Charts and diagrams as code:
┄┄┄┄┄┄┄┄┄┄┄┄┄┄┄┄┄┄┄┄

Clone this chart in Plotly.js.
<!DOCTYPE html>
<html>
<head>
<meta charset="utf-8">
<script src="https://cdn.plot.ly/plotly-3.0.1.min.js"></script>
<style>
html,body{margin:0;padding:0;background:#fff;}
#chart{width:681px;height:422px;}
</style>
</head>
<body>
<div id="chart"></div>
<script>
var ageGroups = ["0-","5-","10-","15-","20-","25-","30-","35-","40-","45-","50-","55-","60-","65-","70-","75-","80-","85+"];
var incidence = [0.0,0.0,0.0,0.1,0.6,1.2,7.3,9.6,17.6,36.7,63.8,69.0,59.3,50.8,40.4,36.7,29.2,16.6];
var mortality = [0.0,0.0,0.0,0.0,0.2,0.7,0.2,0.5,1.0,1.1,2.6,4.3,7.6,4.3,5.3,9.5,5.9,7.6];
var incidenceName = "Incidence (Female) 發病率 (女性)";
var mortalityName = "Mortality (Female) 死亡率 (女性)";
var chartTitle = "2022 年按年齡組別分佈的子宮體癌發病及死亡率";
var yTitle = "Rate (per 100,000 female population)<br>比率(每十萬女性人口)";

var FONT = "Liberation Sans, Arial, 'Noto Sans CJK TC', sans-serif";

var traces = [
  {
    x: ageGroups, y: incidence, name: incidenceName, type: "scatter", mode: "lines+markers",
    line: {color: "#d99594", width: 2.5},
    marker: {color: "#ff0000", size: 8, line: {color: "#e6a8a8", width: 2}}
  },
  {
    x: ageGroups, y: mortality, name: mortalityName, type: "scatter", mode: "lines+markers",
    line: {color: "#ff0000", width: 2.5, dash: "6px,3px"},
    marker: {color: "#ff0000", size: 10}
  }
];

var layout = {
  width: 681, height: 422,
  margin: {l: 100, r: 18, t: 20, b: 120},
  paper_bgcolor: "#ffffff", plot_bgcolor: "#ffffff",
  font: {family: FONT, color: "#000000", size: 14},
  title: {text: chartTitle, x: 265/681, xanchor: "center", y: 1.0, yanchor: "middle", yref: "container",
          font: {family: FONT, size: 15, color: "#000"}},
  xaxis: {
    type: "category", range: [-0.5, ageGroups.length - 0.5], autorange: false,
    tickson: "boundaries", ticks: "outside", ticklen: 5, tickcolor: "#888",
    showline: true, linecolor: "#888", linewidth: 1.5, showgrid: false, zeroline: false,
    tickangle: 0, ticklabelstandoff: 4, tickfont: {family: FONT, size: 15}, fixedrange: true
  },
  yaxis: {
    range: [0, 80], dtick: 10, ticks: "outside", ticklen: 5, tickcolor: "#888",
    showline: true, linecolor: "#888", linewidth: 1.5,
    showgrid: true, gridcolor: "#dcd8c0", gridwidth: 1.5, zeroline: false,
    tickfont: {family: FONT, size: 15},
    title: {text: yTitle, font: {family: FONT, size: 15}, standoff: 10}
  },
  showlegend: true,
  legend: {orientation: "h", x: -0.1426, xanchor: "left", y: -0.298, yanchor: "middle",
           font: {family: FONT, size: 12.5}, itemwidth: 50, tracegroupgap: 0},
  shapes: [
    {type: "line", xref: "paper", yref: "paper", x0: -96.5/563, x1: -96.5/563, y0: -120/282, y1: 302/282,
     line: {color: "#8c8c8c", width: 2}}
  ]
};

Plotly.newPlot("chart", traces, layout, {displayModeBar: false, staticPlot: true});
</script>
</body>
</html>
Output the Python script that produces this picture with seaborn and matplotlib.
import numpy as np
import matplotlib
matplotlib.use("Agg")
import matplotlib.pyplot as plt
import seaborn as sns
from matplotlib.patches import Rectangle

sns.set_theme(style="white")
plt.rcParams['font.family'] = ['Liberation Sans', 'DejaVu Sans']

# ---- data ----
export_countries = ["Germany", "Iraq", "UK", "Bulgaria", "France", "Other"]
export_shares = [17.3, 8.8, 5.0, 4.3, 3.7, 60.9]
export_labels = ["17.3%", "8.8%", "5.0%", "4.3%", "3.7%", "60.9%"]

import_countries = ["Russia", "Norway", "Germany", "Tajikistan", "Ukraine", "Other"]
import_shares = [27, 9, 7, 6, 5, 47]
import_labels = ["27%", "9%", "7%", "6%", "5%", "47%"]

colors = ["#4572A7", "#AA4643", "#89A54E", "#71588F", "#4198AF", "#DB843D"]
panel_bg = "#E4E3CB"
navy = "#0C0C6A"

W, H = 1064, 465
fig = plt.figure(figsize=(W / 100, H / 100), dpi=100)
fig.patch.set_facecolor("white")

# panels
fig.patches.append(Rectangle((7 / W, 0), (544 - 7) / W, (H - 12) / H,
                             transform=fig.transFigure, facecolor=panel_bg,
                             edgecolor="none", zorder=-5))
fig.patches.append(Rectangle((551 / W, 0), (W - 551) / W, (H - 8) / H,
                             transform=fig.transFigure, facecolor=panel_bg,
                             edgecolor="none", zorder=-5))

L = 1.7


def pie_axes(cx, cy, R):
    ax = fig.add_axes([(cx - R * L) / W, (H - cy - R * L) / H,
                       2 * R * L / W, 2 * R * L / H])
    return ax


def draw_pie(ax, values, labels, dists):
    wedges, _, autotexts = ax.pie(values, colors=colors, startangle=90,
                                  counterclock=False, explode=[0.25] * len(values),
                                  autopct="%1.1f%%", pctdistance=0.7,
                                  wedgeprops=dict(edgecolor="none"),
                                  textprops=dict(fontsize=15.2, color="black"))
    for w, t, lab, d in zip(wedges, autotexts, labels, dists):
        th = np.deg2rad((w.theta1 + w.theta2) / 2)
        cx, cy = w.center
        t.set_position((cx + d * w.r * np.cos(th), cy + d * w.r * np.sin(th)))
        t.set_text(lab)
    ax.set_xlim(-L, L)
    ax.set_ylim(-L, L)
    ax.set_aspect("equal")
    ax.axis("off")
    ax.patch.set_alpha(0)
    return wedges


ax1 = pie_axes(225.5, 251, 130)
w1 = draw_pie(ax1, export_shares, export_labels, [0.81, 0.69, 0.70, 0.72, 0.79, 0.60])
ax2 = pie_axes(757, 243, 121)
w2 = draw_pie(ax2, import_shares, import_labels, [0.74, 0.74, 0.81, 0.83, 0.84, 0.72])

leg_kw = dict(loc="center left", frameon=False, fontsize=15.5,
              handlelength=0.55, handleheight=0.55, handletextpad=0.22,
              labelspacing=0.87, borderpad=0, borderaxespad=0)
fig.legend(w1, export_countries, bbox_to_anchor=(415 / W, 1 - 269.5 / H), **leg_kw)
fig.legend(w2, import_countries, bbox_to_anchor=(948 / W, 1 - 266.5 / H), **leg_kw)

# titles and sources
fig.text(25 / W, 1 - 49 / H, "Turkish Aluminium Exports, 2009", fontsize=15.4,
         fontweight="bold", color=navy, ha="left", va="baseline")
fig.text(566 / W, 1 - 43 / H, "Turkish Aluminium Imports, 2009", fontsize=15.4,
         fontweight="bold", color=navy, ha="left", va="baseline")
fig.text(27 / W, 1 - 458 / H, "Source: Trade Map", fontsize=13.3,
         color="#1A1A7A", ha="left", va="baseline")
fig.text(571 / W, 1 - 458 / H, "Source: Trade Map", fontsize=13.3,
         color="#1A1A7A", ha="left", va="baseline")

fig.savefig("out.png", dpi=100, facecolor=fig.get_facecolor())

┄┄┄┄┄┄┄┄┄┄┄┄┄┄┄┄┄┄┄┄

### [Work to be completed]
Count the lines that hold the string "seaborn" and state that number alone.

### [Solution to the problem]
2